▶ _Provided data_:

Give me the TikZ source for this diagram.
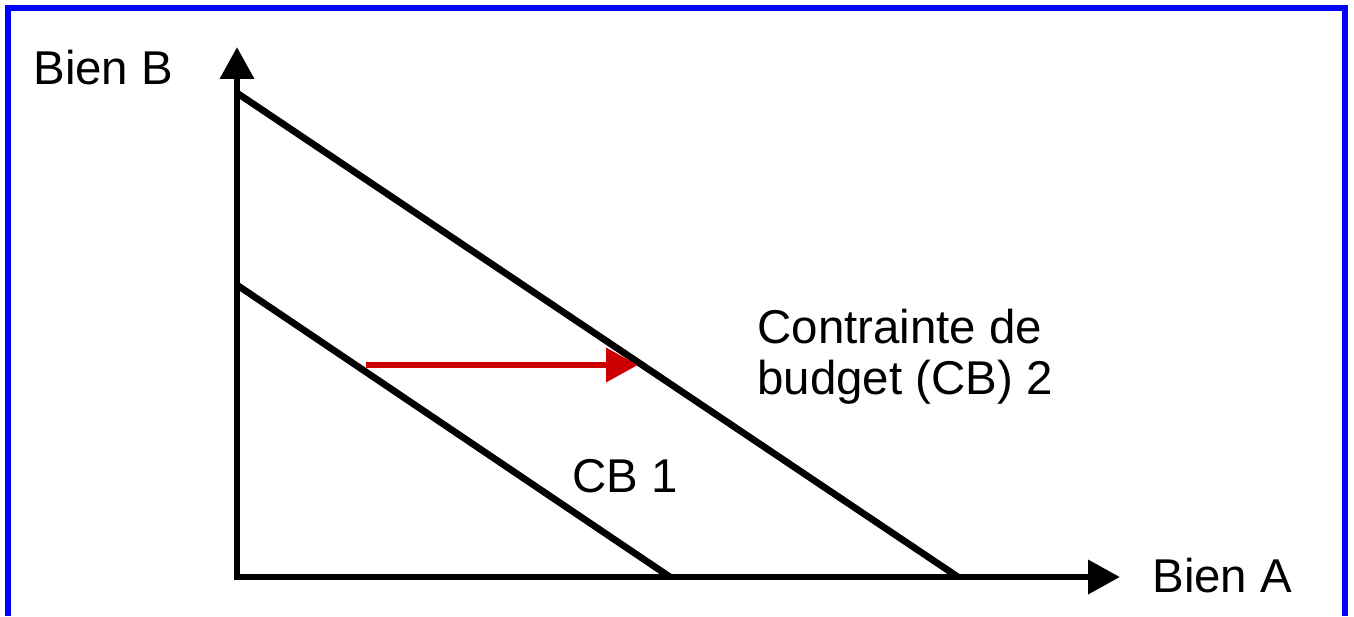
\documentclass[tikz,border=0pt]{standalone}
\usepackage{fontspec}
\setmainfont{Liberation Sans}
\usetikzlibrary{arrows.meta}

\begin{document}
\begin{tikzpicture}[x=0.02cm,y=-0.02cm,line width=0.135cm,>={Triangle[length=0.64cm,width=0.66cm]},
  lbl/.style={anchor=base west,inner sep=0pt,font=\fontsize{27}{29}\selectfont,align=left}]
\useasboundingbox (0,0) rectangle (1354,616);
% frame
\draw[blue] (8,616) -- (8,8) -- (1345,8) -- (1345,616);
% axes
\coordinate (O) at (237,577);
\coordinate (ytip) at (237,47);
\coordinate (xtip) at (1120,577);
\draw[<->] (ytip) -- (O) -- (xtip);
\node[lbl] (yl) at (30,84) {Bien B};
\node[lbl] (xl) at (1149,592) {Bien A};
% budget lines
\coordinate (b2) at (237,93);
\coordinate (a2) at (958,577);
\coordinate (b1) at (237,285);
\coordinate (a1) at (670,577);
\draw (b2) -- (a2);
\draw (b1) -- (a1);
\node[lbl] (cb2) at (754,394) {Contrainte de\\budget (CB) 2};
\node[lbl] (cb1) at (569,492) {CB 1};
% shift
\coordinate (s) at (366,365);
\coordinate (t) at (638,365);
\draw[->,red!80!black] (s) -- (t);
\end{tikzpicture}
\end{document}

▶ _The problem_: From the material above, reproduce everything verbatim except the pictures.

▶ _Result of the task_:
Give me the TikZ source for this diagram.
\documentclass[tikz,border=0pt]{standalone}
\usepackage{fontspec}
\setmainfont{Liberation Sans}
\usetikzlibrary{arrows.meta}

\begin{document}
\begin{tikzpicture}[x=0.02cm,y=-0.02cm,line width=0.135cm,>={Triangle[length=0.64cm,width=0.66cm]},
  lbl/.style={anchor=base west,inner sep=0pt,font=\fontsize{27}{29}\selectfont,align=left}]
\useasboundingbox (0,0) rectangle (1354,616);
% frame
\draw[blue] (8,616) -- (8,8) -- (1345,8) -- (1345,616);
% axes
\coordinate (O) at (237,577);
\coordinate (ytip) at (237,47);
\coordinate (xtip) at (1120,577);
\draw[<->] (ytip) -- (O) -- (xtip);
\node[lbl] (yl) at (30,84) {Bien B};
\node[lbl] (xl) at (1149,592) {Bien A};
% budget lines
\coordinate (b2) at (237,93);
\coordinate (a2) at (958,577);
\coordinate (b1) at (237,285);
\coordinate (a1) at (670,577);
\draw (b2) -- (a2);
\draw (b1) -- (a1);
\node[lbl] (cb2) at (754,394) {Contrainte de\\budget (CB) 2};
\node[lbl] (cb1) at (569,492) {CB 1};
% shift
\coordinate (s) at (366,365);
\coordinate (t) at (638,365);
\draw[->,red!80!black] (s) -- (t);
\end{tikzpicture}
\end{document}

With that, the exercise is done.